Governance and risk controls
- Use formal change control, freeze periods, and sign-offs from stakeholders across departments.
- Align with regulatory or contractual requirements where applicable, recognizing that some sectors favor consolidated validation windows for compliance reasons.
Advantages
- Simplicity in planning and governance: a single major release event can simplify scheduling and vendor coordination.
- Clear ownership and accountability: the release decision rests on a consolidated set of validation outcomes.
- Potentially lower process overhead in some environments: avoiding multiple mini-projects and their associated overhead can reduce administrative burden.
- Attractive for stable domains: where requirements are well-understood and interfaces are tightly controlled, a big-batch validation can be efficient.
Limitations and Risks
- Late defect discovery: problems may emerge only after many components have been integrated, making fixes expensive and risky.
- Higher stakes for failure: a failed big-release can disrupt multiple business functions at once.
- Limited feedback loops: longer wait times for testing results can slow corrective action and learning.
- Less suited to volatile requirements: frequent changes can render a large initial test effort wasteful if the product evolves quickly.
- Heavy reliance on environment fidelity: the test environment must accurately reproduce production to provide meaningful results.
Mitigation strategies often focus on strengthening pre-integration quality and using hybrid approaches. Examples include performing substantial unit and integration testing within modules, using mocks or stubs for external services where feasible, and incorporating risk-based testing to ensure the most critical end-to-end paths are exercised early in the testing window. Even within a Big Bang framework, teams can adopt elements of Test automation to accelerate the big test pass and improve repeatability, though the workflow remains fundamentally batch-oriented rather than continuously integrated.
Controversies and Debates
- Efficiency vs. risk: supporters emphasize cost controls and predictability; critics emphasize the risk of late-stage failures and the potential for major operational disruptions.

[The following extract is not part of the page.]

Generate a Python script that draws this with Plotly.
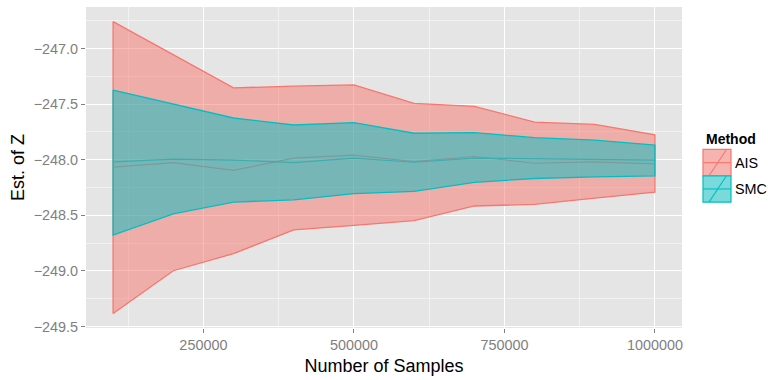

- Time-to-market trade-offs: some argue that consolidated validation can delay feedback compared to continuous or incremental testing, while others claim it avoids the overhead of maintaining multiple partial releases.

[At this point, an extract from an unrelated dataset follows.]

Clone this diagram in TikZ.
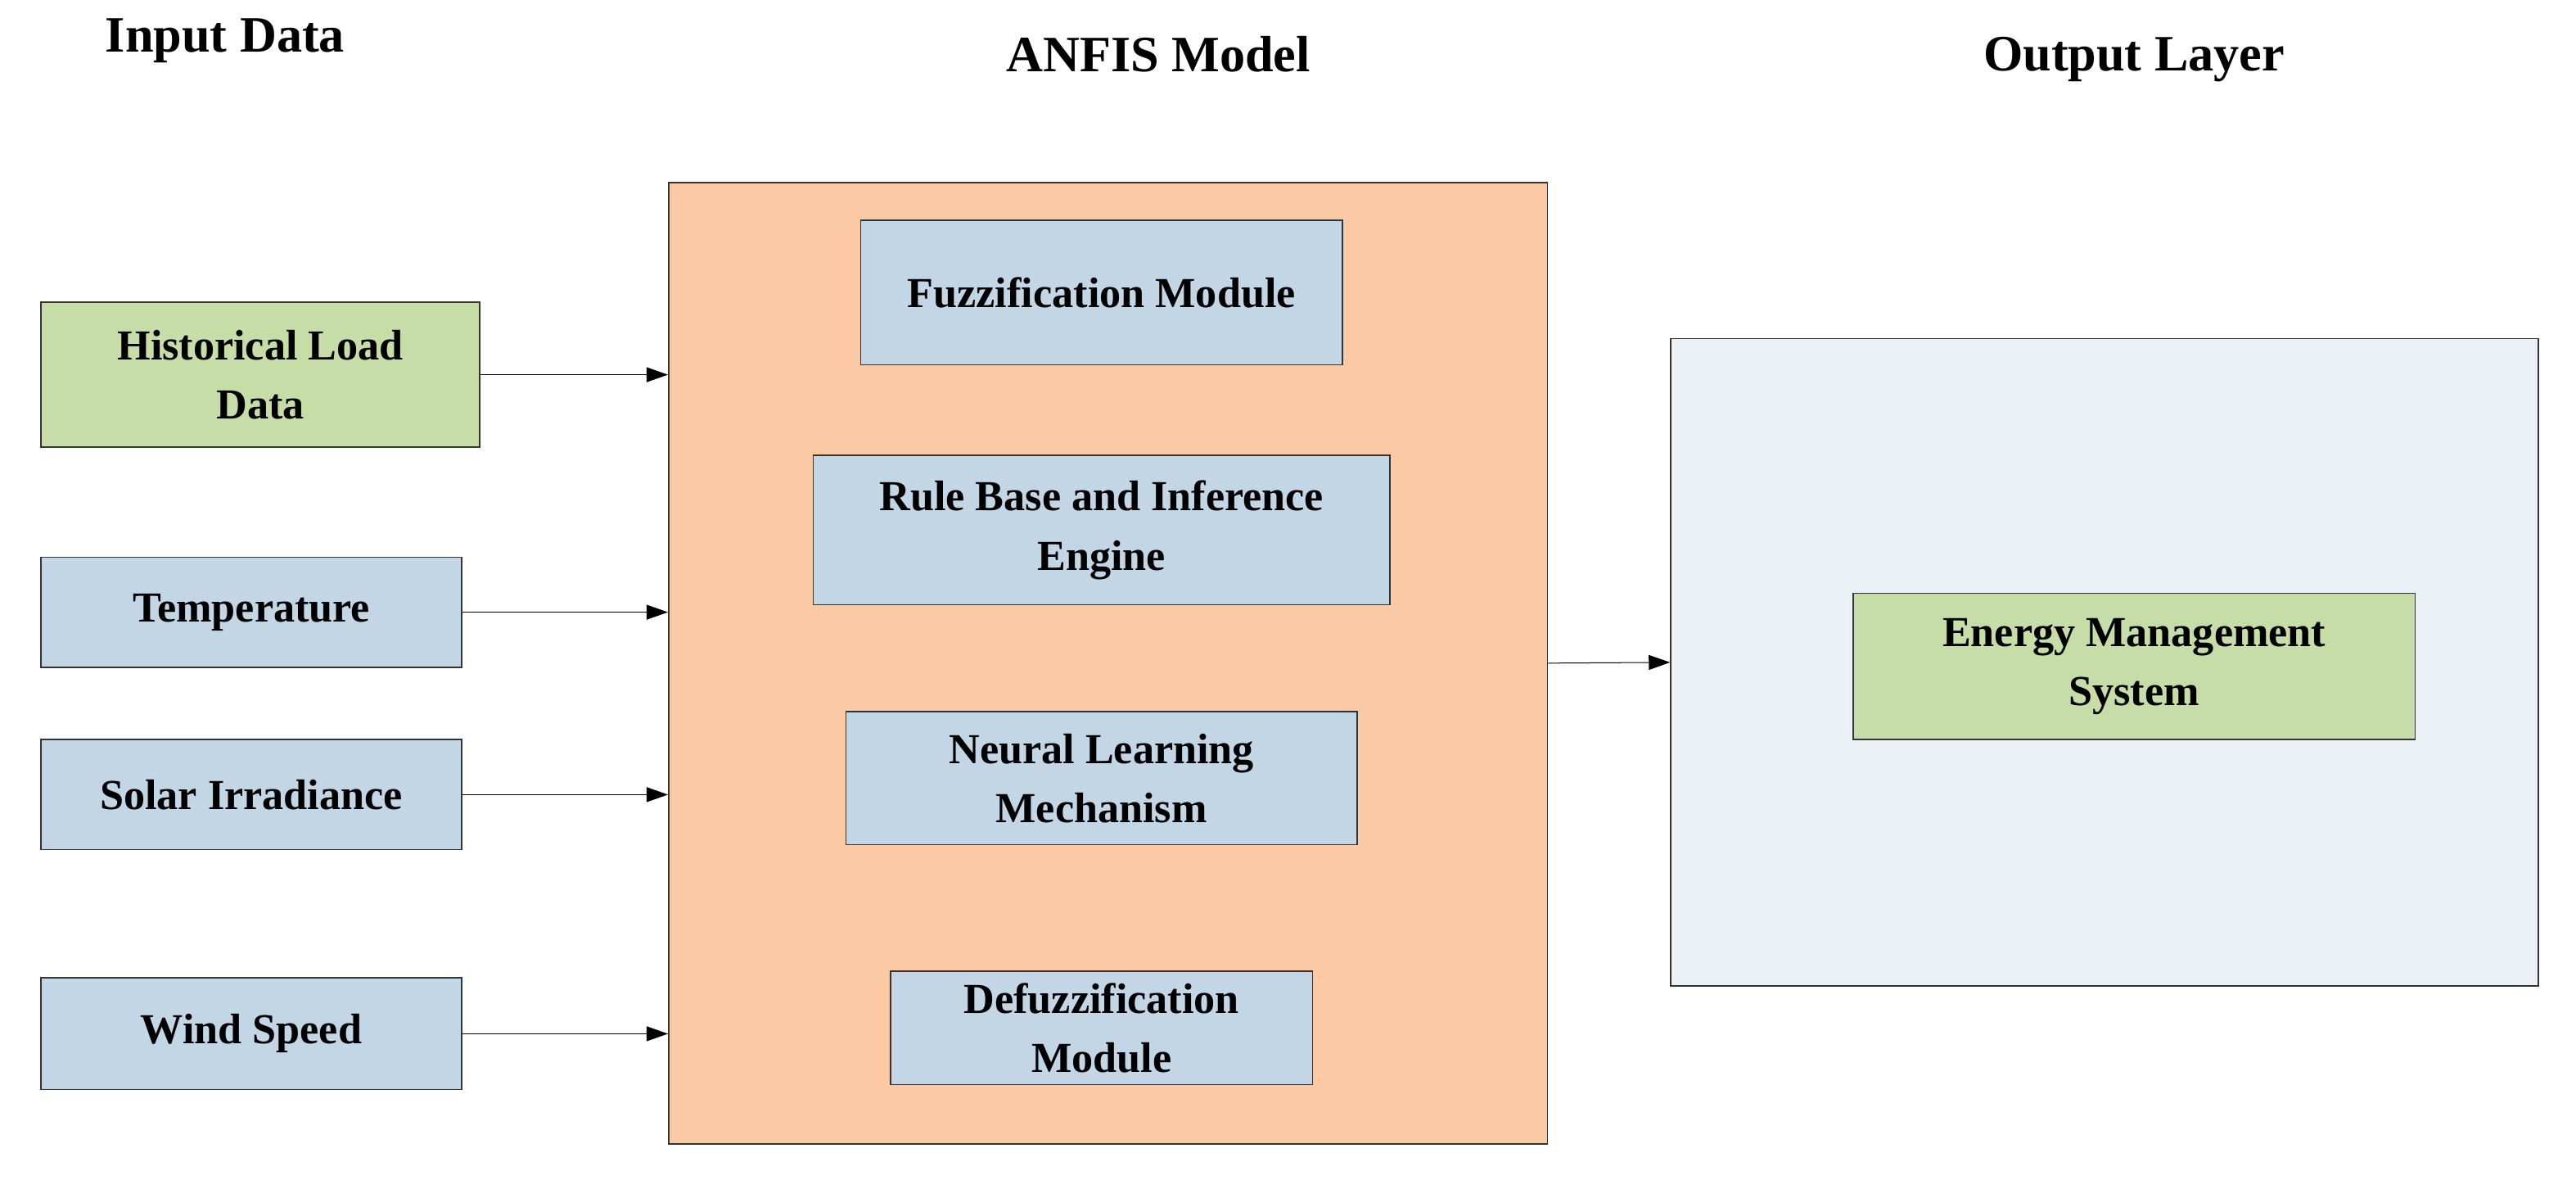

- Alignment with modern software practices: proponents contend that Big Bang Testing remains viable in certain industries or legacy environments, while opponents argue that Continuous delivery and Agile software development better match fast-moving markets and customer expectations.
- Accessibility and security criticisms: in some discussions, critics claim that large, one-shot tests neglect aspects like accessibility and security testing. Proponents respond that these dimensions can and should be built into the big test pass, with explicit test cases and gates; they argue that dismissing batch testing on the basis of those concerns ignores the practical realities of delivery timelines. This pushback is often framed as a debate about process purity versus pragmatic risk management.

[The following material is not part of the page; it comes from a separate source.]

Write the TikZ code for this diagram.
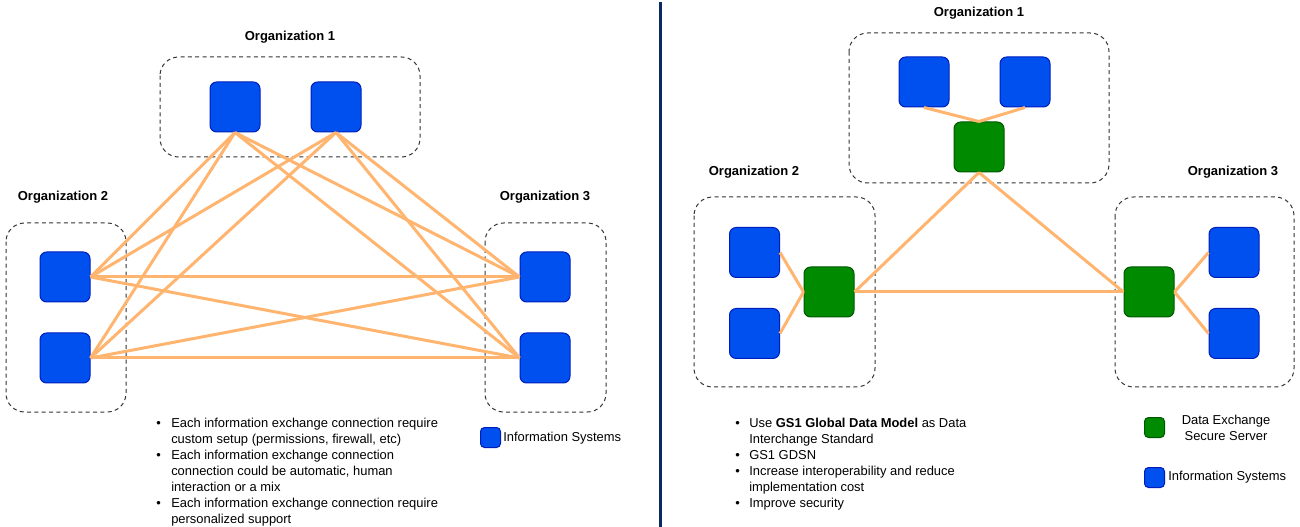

Implementation Considerations
- Tooling and automation: robust test management, defect tracking, and automation can help manage a big test window, but automation does not eliminate the risk of late defects. See Test automation.
- Environment fidelity: reproduce production conditions as closely as possible, including data volumes, network conditions, and integration points with external systems. See System testing and Security testing.
- Data governance: manage sensitive data carefully, employing data masking or synthetic data where appropriate to protect privacy while enabling realistic tests. See Data management and Data migration.
- Stakeholder alignment: ensure that all business units, IT, and external partners agree on acceptance criteria and the release plan. See Project management and Risk management.
- Lifecycle fit: consider whether a Big Bang approach remains viable as requirements evolve or as regulatory expectations increase; many organizations blend approaches to balance risk and speed.